**Exercise directions:** Keep the wording of each record exactly the same when you repeat it, and leave out pictures.

**Dataset records:**
··········
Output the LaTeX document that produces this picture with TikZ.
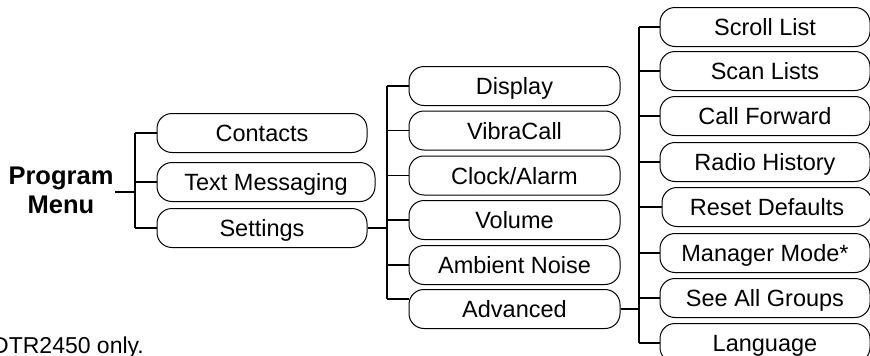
\documentclass[tikz,border=0pt]{standalone}
\usepackage{fontspec}
\setmainfont{Liberation Sans}
\begin{document}
\begin{tikzpicture}[x=1pt,y=-1pt,
  menubox/.style={draw, line width=1pt, rounded corners=15pt, minimum height=39pt,
    inner sep=0pt, text height=17pt, text depth=0pt, font=\fontsize{23.5}{28}\selectfont},
  link/.style={line width=1.8pt}]
\useasboundingbox (0,0) rectangle (870,356);
% brackets x positions
\coordinate (b1) at (135,0);
\coordinate (b2) at (387,0);
\coordinate (b3) at (639,0);
% title
\node[font=\bfseries\fontsize{25.5}{29}\selectfont, align=center, inner sep=0pt] (pm) at (61,190) {Program\\Menu};
\coordinate (pmend) at (115,192);
% column 1
\node[menubox, minimum width=210pt] (contacts) at (262,133) {Contacts};
\node[menubox, minimum width=218pt] (textmsg) at (266,182) {Text Messaging};
\node[menubox, minimum width=210pt] (settings) at (262,228) {Settings};
% column 2
\node[menubox, minimum width=211pt] (display) at (514.5,86) {Display};
\node[menubox, minimum width=211pt] (vibra) at (514.5,130.5) {VibraCall};
\node[menubox, minimum width=211pt] (clock) at (514.5,175.5) {Clock/Alarm};
\node[menubox, minimum width=211pt] (volume) at (514.5,220) {Volume};
\node[menubox, minimum width=211pt] (ambient) at (514.5,265) {Ambient Noise};
\node[menubox, minimum width=211pt] (advanced) at (514.5,309) {Advanced};
% column 3
\node[menubox, minimum width=210pt] (scroll) at (765,27) {Scroll List};
\node[menubox, minimum width=210pt] (scan) at (765,71) {Scan Lists};
\node[menubox, minimum width=210pt] (callfwd) at (765,116) {Call Forward};
\node[menubox, minimum width=210pt] (radio) at (765,162) {Radio History};
\node[menubox, minimum width=210pt] (reset) at (767,207) {Reset Defaults};
\node[menubox, minimum width=210pt] (manager) at (765,253) {Manager Mode*};
\node[menubox, minimum width=210pt] (seeall) at (765,298) {See All Groups};
\node[menubox, minimum width=210pt] (language) at (765,343) {Language};
% footnote
\node[anchor=base west, inner sep=0pt, font=\fontsize{23}{27}\selectfont] (note) at (-8,353) {DTR2450 only.};
% connectors level 1
\draw[link] (pmend) -- (pmend -| b1);
\draw[link] (contacts.west -| b1) -- (settings.west -| b1);
\foreach \n in {contacts,textmsg,settings} \draw[link] (\n.west -| b1) -- (\n.west);
% level 2
\draw[link] (settings.east) -- (settings.east -| b2);
\coordinate (advin) at ([yshift=10pt]advanced.west);
\draw[link] (display.west -| b2) -- (advin -| b2);
\foreach \n in {display,vibra,clock,volume,ambient} \draw[link] (\n.west -| b2) -- (\n.west);
\draw[link] (advin -| b2) -- (advin);
% level 3
\draw[link] (advanced.east) -- (advanced.east -| b3);
\draw[link] (scroll.west -| b3) -- (language.west -| b3);
\foreach \n in {scroll,scan,callfwd,radio,reset,manager,seeall,language} \draw[link] (\n.west -| b3) -- (\n.west);
\end{tikzpicture}
\end{document}
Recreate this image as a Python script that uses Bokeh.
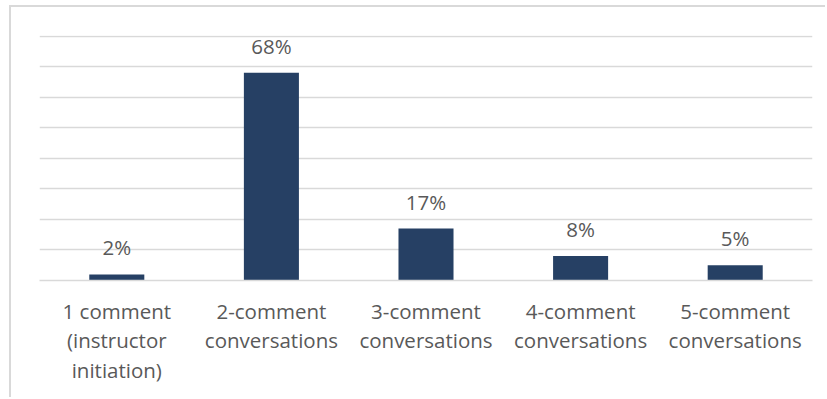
from bokeh.plotting import figure
from bokeh.models import ColumnDataSource, LabelSet, Range1d, FixedTicker
from bokeh.core.properties import value
from bokeh.embed import file_html
from bokeh.resources import INLINE

categories = ["1 comment\n(instructor\ninitiation)", "2-comment\nconversations", "3-comment\nconversations",
              "4-comment\nconversations", "5-comment\nconversations"]
values = [2, 68, 17, 8, 5]
labels = ["2%", "68%", "17%", "8%", "5%"]
y_ticks = [0, 10, 20, 30, 40, 50, 60, 70, 80]

src = ColumnDataSource(dict(cat=categories, val=values, lab=labels))

p = figure(x_range=categories, y_range=Range1d(0, 80.2), width=816, height=392,
           output_backend="svg", toolbar_location=None,
           min_border_left=28, min_border_right=15, min_border_top=28, min_border_bottom=119)
p.styles = {"margin-left": "9px", "margin-top": "5px",
            "border-left": "2px solid #d9d9d9", "border-top": "2px solid #d9d9d9"}
p.outline_line_color = None
p.background_fill_color = "white"
p.border_fill_color = "white"

p.vbar(x="cat", top="val", width=0.356, source=src, fill_color="#264064", line_color=None)

p.add_layout(LabelSet(x="cat", y="val", text="lab", source=src, text_align="center",
                      text_baseline="alphabetic", y_offset=19, text_font=value("Open Sans"),
                      text_font_size="20.5px", text_color="#595959"))

p.yaxis.visible = False
p.ygrid.ticker = FixedTicker(ticks=y_ticks)
p.ygrid.grid_line_color = "#d9d9d9"
p.ygrid.grid_line_width = 1.5
p.xgrid.grid_line_color = None

ax = p.xaxis[0]
ax.axis_line_color = "#d9d9d9"
ax.axis_line_width = 1.5
ax.major_tick_line_color = None
ax.minor_tick_line_color = None
ax.major_label_text_font = "Open Sans"
ax.major_label_text_font_size = "20.5px"
ax.major_label_text_color = "#595959"
ax.major_label_text_line_height = 1.07
ax.major_label_standoff = 10
ax.major_label_orientation = "horizontal"

open("out.html", "w").write(file_html(p, INLINE))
··········
**Answer in full:**
Output the LaTeX document that produces this picture with TikZ.
\documentclass[tikz,border=0pt]{standalone}
\usepackage{fontspec}
\setmainfont{Liberation Sans}
\begin{document}
\begin{tikzpicture}[x=1pt,y=-1pt,
  menubox/.style={draw, line width=1pt, rounded corners=15pt, minimum height=39pt,
    inner sep=0pt, text height=17pt, text depth=0pt, font=\fontsize{23.5}{28}\selectfont},
  link/.style={line width=1.8pt}]
\useasboundingbox (0,0) rectangle (870,356);
% brackets x positions
\coordinate (b1) at (135,0);
\coordinate (b2) at (387,0);
\coordinate (b3) at (639,0);
% title
\node[font=\bfseries\fontsize{25.5}{29}\selectfont, align=center, inner sep=0pt] (pm) at (61,190) {Program\\Menu};
\coordinate (pmend) at (115,192);
% column 1
\node[menubox, minimum width=210pt] (contacts) at (262,133) {Contacts};
\node[menubox, minimum width=218pt] (textmsg) at (266,182) {Text Messaging};
\node[menubox, minimum width=210pt] (settings) at (262,228) {Settings};
% column 2
\node[menubox, minimum width=211pt] (display) at (514.5,86) {Display};
\node[menubox, minimum width=211pt] (vibra) at (514.5,130.5) {VibraCall};
\node[menubox, minimum width=211pt] (clock) at (514.5,175.5) {Clock/Alarm};
\node[menubox, minimum width=211pt] (volume) at (514.5,220) {Volume};
\node[menubox, minimum width=211pt] (ambient) at (514.5,265) {Ambient Noise};
\node[menubox, minimum width=211pt] (advanced) at (514.5,309) {Advanced};
% column 3
\node[menubox, minimum width=210pt] (scroll) at (765,27) {Scroll List};
\node[menubox, minimum width=210pt] (scan) at (765,71) {Scan Lists};
\node[menubox, minimum width=210pt] (callfwd) at (765,116) {Call Forward};
\node[menubox, minimum width=210pt] (radio) at (765,162) {Radio History};
\node[menubox, minimum width=210pt] (reset) at (767,207) {Reset Defaults};
\node[menubox, minimum width=210pt] (manager) at (765,253) {Manager Mode*};
\node[menubox, minimum width=210pt] (seeall) at (765,298) {See All Groups};
\node[menubox, minimum width=210pt] (language) at (765,343) {Language};
% footnote
\node[anchor=base west, inner sep=0pt, font=\fontsize{23}{27}\selectfont] (note) at (-8,353) {DTR2450 only.};
% connectors level 1
\draw[link] (pmend) -- (pmend -| b1);
\draw[link] (contacts.west -| b1) -- (settings.west -| b1);
\foreach \n in {contacts,textmsg,settings} \draw[link] (\n.west -| b1) -- (\n.west);
% level 2
\draw[link] (settings.east) -- (settings.east -| b2);
\coordinate (advin) at ([yshift=10pt]advanced.west);
\draw[link] (display.west -| b2) -- (advin -| b2);
\foreach \n in {display,vibra,clock,volume,ambient} \draw[link] (\n.west -| b2) -- (\n.west);
\draw[link] (advin -| b2) -- (advin);
% level 3
\draw[link] (advanced.east) -- (advanced.east -| b3);
\draw[link] (scroll.west -| b3) -- (language.west -| b3);
\foreach \n in {scroll,scan,callfwd,radio,reset,manager,seeall,language} \draw[link] (\n.west -| b3) -- (\n.west);
\end{tikzpicture}
\end{document}
Recreate this image as a Python script that uses Bokeh.
from bokeh.plotting import figure
from bokeh.models import ColumnDataSource, LabelSet, Range1d, FixedTicker
from bokeh.core.properties import value
from bokeh.embed import file_html
from bokeh.resources import INLINE

categories = ["1 comment\n(instructor\ninitiation)", "2-comment\nconversations", "3-comment\nconversations",
              "4-comment\nconversations", "5-comment\nconversations"]
values = [2, 68, 17, 8, 5]
labels = ["2%", "68%", "17%", "8%", "5%"]
y_ticks = [0, 10, 20, 30, 40, 50, 60, 70, 80]

src = ColumnDataSource(dict(cat=categories, val=values, lab=labels))

p = figure(x_range=categories, y_range=Range1d(0, 80.2), width=816, height=392,
           output_backend="svg", toolbar_location=None,
           min_border_left=28, min_border_right=15, min_border_top=28, min_border_bottom=119)
p.styles = {"margin-left": "9px", "margin-top": "5px",
            "border-left": "2px solid #d9d9d9", "border-top": "2px solid #d9d9d9"}
p.outline_line_color = None
p.background_fill_color = "white"
p.border_fill_color = "white"

p.vbar(x="cat", top="val", width=0.356, source=src, fill_color="#264064", line_color=None)

p.add_layout(LabelSet(x="cat", y="val", text="lab", source=src, text_align="center",
                      text_baseline="alphabetic", y_offset=19, text_font=value("Open Sans"),
                      text_font_size="20.5px", text_color="#595959"))

p.yaxis.visible = False
p.ygrid.ticker = FixedTicker(ticks=y_ticks)
p.ygrid.grid_line_color = "#d9d9d9"
p.ygrid.grid_line_width = 1.5
p.xgrid.grid_line_color = None

ax = p.xaxis[0]
ax.axis_line_color = "#d9d9d9"
ax.axis_line_width = 1.5
ax.major_tick_line_color = None
ax.minor_tick_line_color = None
ax.major_label_text_font = "Open Sans"
ax.major_label_text_font_size = "20.5px"
ax.major_label_text_color = "#595959"
ax.major_label_text_line_height = 1.07
ax.major_label_standoff = 10
ax.major_label_orientation = "horizontal"

open("out.html", "w").write(file_html(p, INLINE))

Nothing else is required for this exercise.